Now two recent clinical trials that have produced encouraging results in patients with skin cancer are providing hope for the development of personalized cancer vaccines tailored to individual patient's tumors.
Both studies focus on neoantigens, which are mutated molecules found only on the surface of cancer cells. Neoantigens prove to be ideal targets for immunotherapy as they are not present on healthy cells. A vaccine's challenge is to train the body's immune cells, known as T cells, to hunt and kill only those specific tumor cells that hold the target neoantigens.
In the first trial, at Boston's Dana-Farber Cancer Institute, samples of tumors were taken from six patients with melanoma. The patients were identified as having a high risk for recurrence after first having their tumors removed by surgery. For each individual patient the researchers identified up to 20 neoantigens specific to a subject's tumor.
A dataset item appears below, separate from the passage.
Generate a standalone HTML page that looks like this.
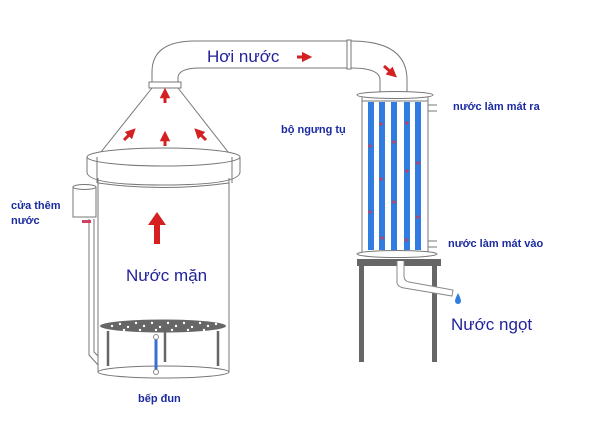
<!DOCTYPE html>
<html><head><meta charset="utf-8"><style>
html,body{margin:0;padding:0;background:#fff}
svg{display:block}
text{font-family:"Liberation Sans",sans-serif}
</style></head><body>
<svg width="600" height="432" viewBox="0 0 600 432" xmlns="http://www.w3.org/2000/svg">
<defs>
<marker id="ah" viewBox="0 0 10 10" refX="5" refY="5" markerWidth="3.5" markerHeight="3.5" orient="auto"><path d="M0,0 L10,5 L0,10 z" fill="#d42020"/></marker>
</defs>
<rect width="600" height="432" fill="#fff"/>
<g fill="none" stroke="#777" stroke-width="1">
<path d="M152,83 L152,72 Q152,41 195,41 L347,41"/>
<path d="M178,83 L178,78 Q178,68 200,68 L347,68"/>
<path d="M351,41 Q407,41 407,80 L407,92"/>
<path d="M351,68 Q380,68 380,80 L380,92"/>
<rect x="347" y="40" width="4" height="29" fill="#fff"/>
<rect x="149" y="82" width="32" height="6" fill="#fff"/>
<path d="M152,88 L97,157"/>
<path d="M178,88 L232,157"/>
<path d="M87,157 L87,172 Q87,185 163,185 Q240,185 240,172 L240,157"/>
<ellipse cx="163.5" cy="157" rx="76.5" ry="9" fill="#fff"/>
<line x1="97" y1="157" x2="97" y2="183"/><line x1="232" y1="157" x2="232" y2="183"/>
<line x1="98" y1="178" x2="98" y2="372"/>
<line x1="229" y1="178" x2="229" y2="372"/>
<path d="M98,183 Q163,192 229,183"/>
<ellipse cx="163.5" cy="372" rx="65.5" ry="6"/>
<rect x="73" y="187" width="23" height="30" fill="#fff"/>
<ellipse cx="84.5" cy="187" rx="11.5" ry="2.5" fill="#fff"/>
<path d="M89,219 L89,355 L98,365"/>
<path d="M94,219 L94,352 L98,356"/>
</g>
<rect x="82" y="220" width="9" height="3" fill="#d04060"/>
<ellipse cx="163" cy="326" rx="63" ry="6.5" fill="#666"/>
<g fill="#fff">
<circle cx="112" cy="326" r="1.2"/><circle cx="120" cy="324" r="1.2"/><circle cx="128" cy="327" r="1.2"/><circle cx="136" cy="323" r="1.2"/><circle cx="144" cy="326" r="1.2"/><circle cx="152" cy="323" r="1.2"/><circle cx="160" cy="327" r="1.2"/><circle cx="168" cy="323" r="1.2"/><circle cx="176" cy="326" r="1.2"/><circle cx="184" cy="323" r="1.2"/><circle cx="192" cy="327" r="1.2"/><circle cx="200" cy="323" r="1.2"/><circle cx="208" cy="326" r="1.2"/><circle cx="216" cy="324" r="1.2"/><circle cx="124" cy="330" r="1.2"/><circle cx="140" cy="330" r="1.2"/><circle cx="156" cy="330" r="1.2"/><circle cx="172" cy="330" r="1.2"/><circle cx="188" cy="330" r="1.2"/><circle cx="204" cy="330" r="1.2"/>
</g>
<g stroke="#666" stroke-width="2.5"><line x1="108" y1="331" x2="108" y2="366"/><line x1="165" y1="331" x2="165" y2="362"/><line x1="218" y1="331" x2="218" y2="366"/></g>
<line x1="156" y1="338" x2="156" y2="371" stroke="#3a6fd0" stroke-width="3"/>
<circle cx="156" cy="337" r="2.5" fill="#fff" stroke="#888"/><circle cx="156" cy="372" r="2.5" fill="#fff" stroke="#888"/>
<g fill="none" stroke="#777">
<rect x="362" y="96" width="66" height="158" fill="#fff"/>
<ellipse cx="395" cy="95" rx="38" ry="3.5" fill="#fff"/>
<line x1="362" y1="101" x2="428" y2="101"/>
<path d="M428,105 L437,105 M428,111 L437,111 M428,241 L437,241 M428,247 L437,247"/>
<ellipse cx="397" cy="254" rx="40" ry="3.5" fill="#fff"/>
</g>
<g fill="#2f7de0">
<rect x="368" y="102" width="6" height="148"/><rect x="379" y="102" width="6" height="148"/><rect x="391" y="102" width="6" height="148"/><rect x="404" y="102" width="6" height="148"/><rect x="415" y="102" width="6" height="148"/>
</g>
<g fill="#c04060"><circle cx="381" cy="124" r="1.6"/><circle cx="407" cy="123" r="1.6"/><circle cx="370" cy="146" r="1.6"/><circle cx="394" cy="142" r="1.6"/><circle cx="418" cy="163" r="1.6"/><circle cx="407" cy="171" r="1.6"/><circle cx="381" cy="179" r="1.6"/><circle cx="394" cy="202" r="1.6"/><circle cx="370" cy="212" r="1.6"/><circle cx="418" cy="217" r="1.6"/><circle cx="382" cy="238" r="1.6"/><circle cx="406" cy="240" r="1.6"/></g>
<rect x="357" y="259" width="84" height="7" fill="#666"/>
<rect x="359" y="265" width="5" height="97" fill="#666"/>
<rect x="432" y="265" width="5" height="97" fill="#666"/>
<path d="M397,261 L397,283 Q398,287 404,288 L452,296 L453,290 L409,282 Q404,281 404,276 L404,261" fill="#fff" stroke="#888"/>
<path d="M458,293 Q455,299 455,301 A3,3 0 0 0 461,301 Q461,299 458,293z" fill="#2f7de0"/>
<g stroke="#d42020" stroke-width="3" fill="none" marker-end="url(#ah)">
<line x1="165" y1="103" x2="165" y2="93"/>
<line x1="165" y1="146" x2="165" y2="136"/>
<line x1="124" y1="140" x2="132" y2="132"/>
<line x1="206" y1="140" x2="198" y2="132"/>
<line x1="297" y1="57" x2="307" y2="57"/>
<line x1="384" y1="66" x2="393" y2="74"/>
</g>
<path d="M157,212 L166,225 L160,225 L160,244 L154,244 L154,225 L148,225 Z" fill="#d42020"/>
<g fill="#22229a">
<text x="207" y="62" font-size="17">Hơi nước</text>
<text x="126" y="281" font-size="17">Nước mặn</text>
<text x="451" y="330" font-size="17">Nước ngọt</text>
</g>
<g fill="#1a2aa0" font-weight="bold" font-size="11">
<text x="281" y="133">bộ ngưng tụ</text>
<text x="453" y="110">nước làm mát ra</text>
<text x="448" y="247">nước làm mát vào</text>
<text x="11" y="209">cửa thêm</text>
<text x="11" y="224">nước</text>
<text x="138" y="402">bếp đun</text>
</g>
</svg>
</body></html>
Computer algorithms were then utilized to help the researchers select which specific neoantigens would best stimulate the body's T cells. Those neoantigens were then synthesized, mixed with an adjuvant to stimulate immune response, and injected into the individual patients.
Four out of the six patients in this first trial displayed no recurrence of their cancer 25 months after vaccination. The other two patients did have a recurrence of cancer, although in those cases the cancer had already spread into their lungs. After a secondary treatment with the drug pembrolizumab, they also entered complete remission.